* [Your goal]
Copy out all lines in the data below containing the string "that".

* [Listing]
* START *
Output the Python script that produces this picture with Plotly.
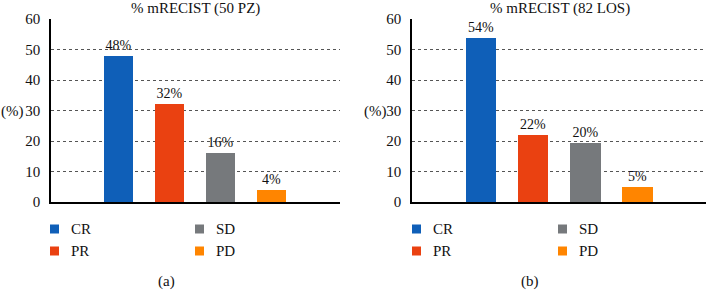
import plotly.graph_objects as go

categories = ["CR", "PR", "SD", "PD"]
colors = ["#0f5fb8", "#ea4111", "#76797c", "#ff8500"]
values_a = [48, 32, 16, 4]
values_b = [53.7, 22.0, 19.5, 4.9]
titles = ["% mRECIST (50 PZ)", "% mRECIST (82 LOS)"]
captions = ["(a)", "(b)"]
y_ticks = [0, 10, 20, 30, 40, 50, 60]

W, H = 706, 290
SERIF = "Liberation Serif"
TXT = "#111"

fig = go.Figure()
for panel, vals in enumerate([values_a, values_b]):
    xa = "x" if panel == 0 else "x2"
    ya = "y" if panel == 0 else "y2"
    for cat, col, v in zip(categories, colors, vals):
        fig.add_trace(go.Bar(
            x=[cat], y=[v], name=cat, marker=dict(color=col, line=dict(width=0)),
            width=0.58, text=[f"{v:.0f}%"], textposition="outside",
            textfont=dict(family=SERIF, size=14, color=TXT),
            cliponaxis=False, xaxis=xa, yaxis=ya, showlegend=False,
        ))

ydom = [88 / H, 271 / H]
axis_common = dict(showgrid=False, showline=True, linecolor="#000", linewidth=1.5,
                   showticklabels=False, ticks="", categoryorder="array",
                   categoryarray=categories, fixedrange=True)
yaxis_common = dict(range=[0, 60], tickvals=y_ticks, showgrid=True, gridcolor="#555",
                    griddash="dot", gridwidth=1, showline=True, linecolor="#000",
                    linewidth=1.5, ticks="", ticklabelstandoff=6, zeroline=False,
                    tickfont=dict(family=SERIF, size=15, color=TXT))

fig.update_layout(
    width=W, height=H, margin=dict(l=0, r=0, t=0, b=0, autoexpand=False),
    paper_bgcolor="white", plot_bgcolor="white", bargap=0, showlegend=False,
    xaxis=dict(domain=[51 / W, 340 / W], range=[-1.32, 4.34], anchor="y", **axis_common),
    yaxis=dict(domain=ydom, anchor="x", **yaxis_common),
    xaxis2=dict(domain=[412 / W, 1.0], range=[-1.32, 4.31], anchor="y2", **axis_common),
    yaxis2=dict(domain=ydom, anchor="x2", **yaxis_common),
)

title_x = [195, 560]
cap_x = [166, 530]
perc_x = [12, 375]
# legend layout (column-major: CR, PR | SD, PD)
leg_col_x = [[50, 195], [412, 558]]
leg_row_y = [229, 251]
leg_items = [[0, 1], [2, 3]]  # indices into categories per column
SQ = 9

for i in range(2):
    fig.add_annotation(text=titles[i], x=title_x[i] / W, y=(H - 8) / H, xref="paper", yref="paper",
                       showarrow=False, font=dict(family=SERIF, size=15, color=TXT),
                       xanchor="center", yanchor="middle")
    fig.add_annotation(text=captions[i], x=cap_x[i] / W, y=(H - 281) / H, xref="paper", yref="paper",
                       showarrow=False, font=dict(family=SERIF, size=15, color=TXT),
                       xanchor="center", yanchor="middle")
    fig.add_annotation(text="(%)", x=perc_x[i] / W, y=(H - 111) / H, xref="paper", yref="paper",
                       showarrow=False, font=dict(family=SERIF, size=15, color=TXT),
                       xanchor="center", yanchor="middle")
    for c in range(2):
        for r in range(2):
            k = leg_items[c][r]
            x0 = leg_col_x[i][c]
            yc = leg_row_y[r]
            fig.add_shape(type="rect", xref="paper", yref="paper",
                          x0=x0 / W, x1=(x0 + SQ) / W,
                          y0=(H - yc - SQ / 2) / H, y1=(H - yc + SQ / 2) / H,
                          fillcolor=colors[k], line=dict(width=0))
            fig.add_annotation(text=categories[k], x=(x0 + SQ + 10) / W, y=(H - yc) / H,
                               xref="paper", yref="paper", showarrow=False,
                               font=dict(family=SERIF, size=15, color=TXT),
                               xanchor="left", yanchor="middle")

fig.write_html("out.html", config={"displayModeBar": False},
               post_script="document.body.style.margin='0px';document.body.style.overflow='hidden';")
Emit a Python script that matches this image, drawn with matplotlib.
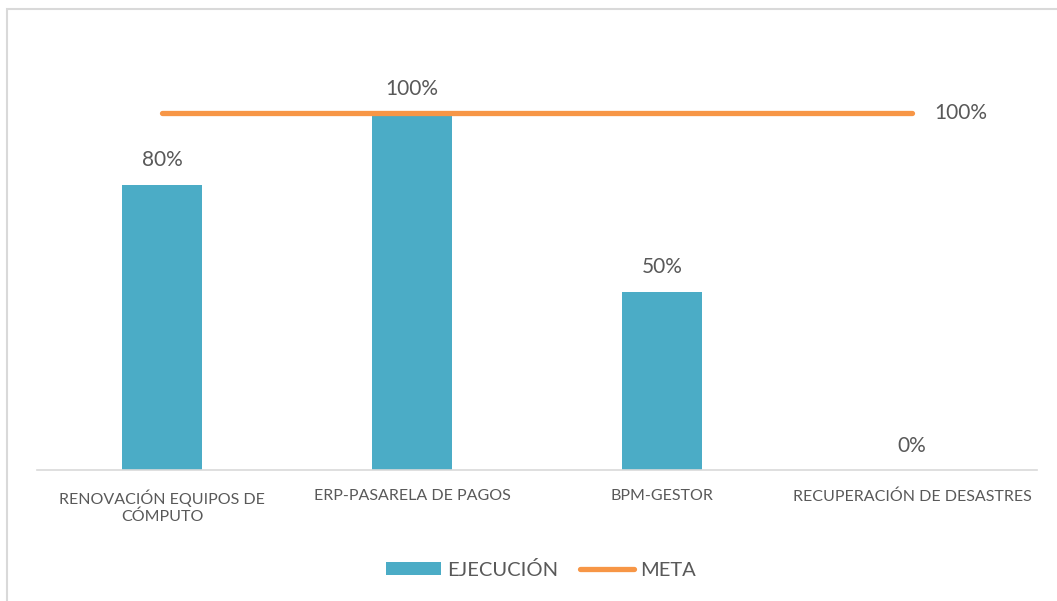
import matplotlib.pyplot as plt
from matplotlib.patches import Rectangle
import numpy as np

# Data
categories = ['RENOVACIÓN EQUIPOS DE\nCÓMPUTO', 'ERP-PASARELA DE PAGOS',
              'BPM-GESTOR', 'RECUPERACIÓN DE DESASTRES']
ejecucion = [0.80, 1.00, 0.50, 0.00]
meta = [1.00, 1.00, 1.00, 1.00]

bar_color = '#4BACC6'
line_color = '#F79646'
text_color = '#595959'

plt.rcParams['font.family'] = ['Lato', 'DejaVu Sans']

fig = plt.figure(figsize=(10.57, 6.01), dpi=100)
ax = fig.add_axes([0.035, 0.218, 0.946, 0.712])

x = np.arange(len(categories))
bars = ax.bar(x, ejecucion, width=0.32, color=bar_color, label='EJECUCIÓN', zorder=2)
line, = ax.plot(x, meta, color=line_color, linewidth=3.8, solid_capstyle='round',
                label='META', zorder=3)

# Data labels
for xi, v in zip(x, ejecucion):
    ax.text(xi, v + 0.04, f'{v:.0%}', ha='center', va='bottom',
            fontsize=15, color=text_color)
ax.text(x[-1] + 0.09, meta[-1], f'{meta[-1]:.0%}', ha='left', va='center',
        fontsize=15, color=text_color)

ax.set_xlim(-0.5, len(categories) - 0.5)
ax.set_ylim(0, 1.2)
ax.set_xticks(x)
ax.set_xticklabels(categories, fontsize=11.5, color=text_color)
ax.tick_params(axis='x', length=0, pad=14)
ax.set_yticks([])
for side in ['top', 'right', 'left']:
    ax.spines[side].set_visible(False)
ax.spines['bottom'].set_color('#d9d9d9')
ax.spines['bottom'].set_linewidth(1.2)

leg = fig.legend([bars, line], ['EJECUCIÓN', 'META'], loc='center',
                 bbox_to_anchor=(0.512, 0.052), ncol=2, frameon=False,
                 fontsize=14.5, handlelength=2.7, handleheight=0.65,
                 columnspacing=1.1, handletextpad=0.3)
for t in leg.get_texts():
    t.set_color(text_color)

# Chart border
fig.patches.append(Rectangle((7 / 1057, -0.05), 1.2, (601 - 9) / 601 + 0.05,
                             transform=fig.transFigure, fill=False,
                             edgecolor='#d9d9d9', linewidth=1.5))

plt.savefig('out.png', dpi=100)
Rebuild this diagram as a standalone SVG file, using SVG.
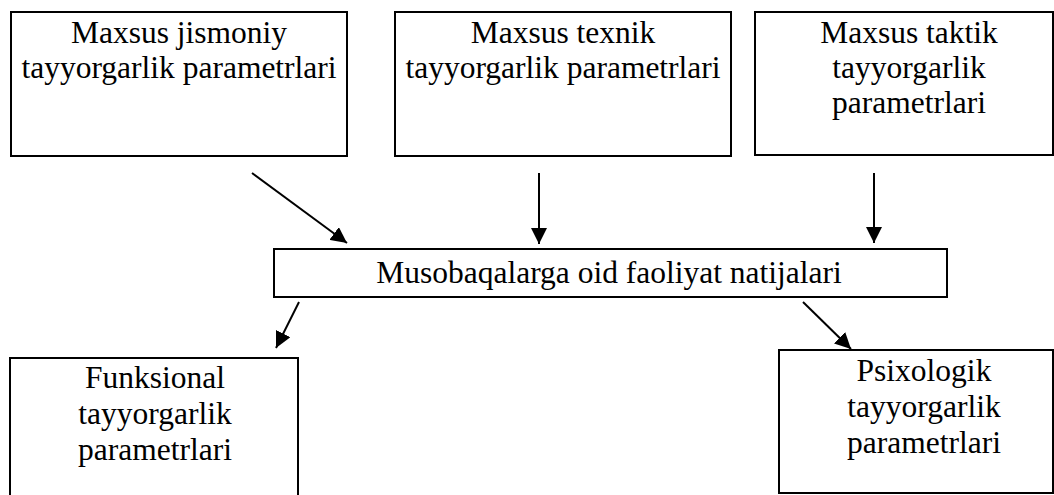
<svg xmlns="http://www.w3.org/2000/svg" width="1054" height="495" viewBox="0 0 1054 495">
<style>
.box{fill:#fff;stroke:#000;stroke-width:2}
.t{font-family:"Liberation Serif","Times New Roman",serif;font-size:31.5px;fill:#000;text-anchor:middle}
.c{stroke:#000;stroke-width:2;fill:none;marker-end:url(#ah)}
</style>
<defs>
<marker id="ah" viewBox="0 0 16 16" refX="16" refY="8" markerWidth="16" markerHeight="16" markerUnits="userSpaceOnUse" orient="auto">
<path d="M0,0 L16,8 L0,16 z" fill="#000"/>
</marker>
</defs>
<rect width="1054" height="495" fill="#fff"/>
<g id="n1">
<rect class="box" x="11" y="12" width="336" height="144"/>
<text class="t" x="179" y="43">Maxsus jismoniy</text>
<text class="t" x="179" y="78">tayyorgarlik parametrlari</text>
</g>
<g id="n2">
<rect class="box" x="395" y="12" width="336" height="144"/>
<text class="t" x="563" y="43">Maxsus texnik</text>
<text class="t" x="563" y="78">tayyorgarlik parametrlari</text>
</g>
<g id="n3">
<rect class="box" x="755" y="12" width="298" height="143"/>
<text class="t" x="909" y="43">Maxsus taktik</text>
<text class="t" x="909" y="78">tayyorgarlik</text>
<text class="t" x="909" y="113">parametrlari</text>
</g>
<g id="n4">
<rect class="box" x="274" y="249" width="673" height="48"/>
<text class="t" x="609" y="283">Musobaqalarga oid faoliyat natijalari</text>
</g>
<g id="n5">
<rect class="box" x="10" y="358" width="288" height="150"/>
<text class="t" x="155" y="388">Funksional</text>
<text class="t" x="155" y="424">tayyorgarlik</text>
<text class="t" x="155" y="460">parametrlari</text>
</g>
<g id="n6">
<rect class="box" x="779" y="350" width="274" height="143"/>
<text class="t" x="924" y="381">Psixologik</text>
<text class="t" x="924" y="417">tayyorgarlik</text>
<text class="t" x="924" y="453">parametrlari</text>
</g>
<g id="connectors">
<line class="c" x1="252" y1="173" x2="347" y2="243"/>
<line class="c" x1="539" y1="173" x2="539" y2="244"/>
<line class="c" x1="874" y1="173" x2="874" y2="243"/>
<line class="c" x1="299" y1="302" x2="276" y2="348"/>
<line class="c" x1="803" y1="302" x2="851" y2="349"/>
</g>
</svg>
* END *
* [Reply]
Output the Python script that produces this picture with Plotly.
Emit a Python script that matches this image, drawn with matplotlib.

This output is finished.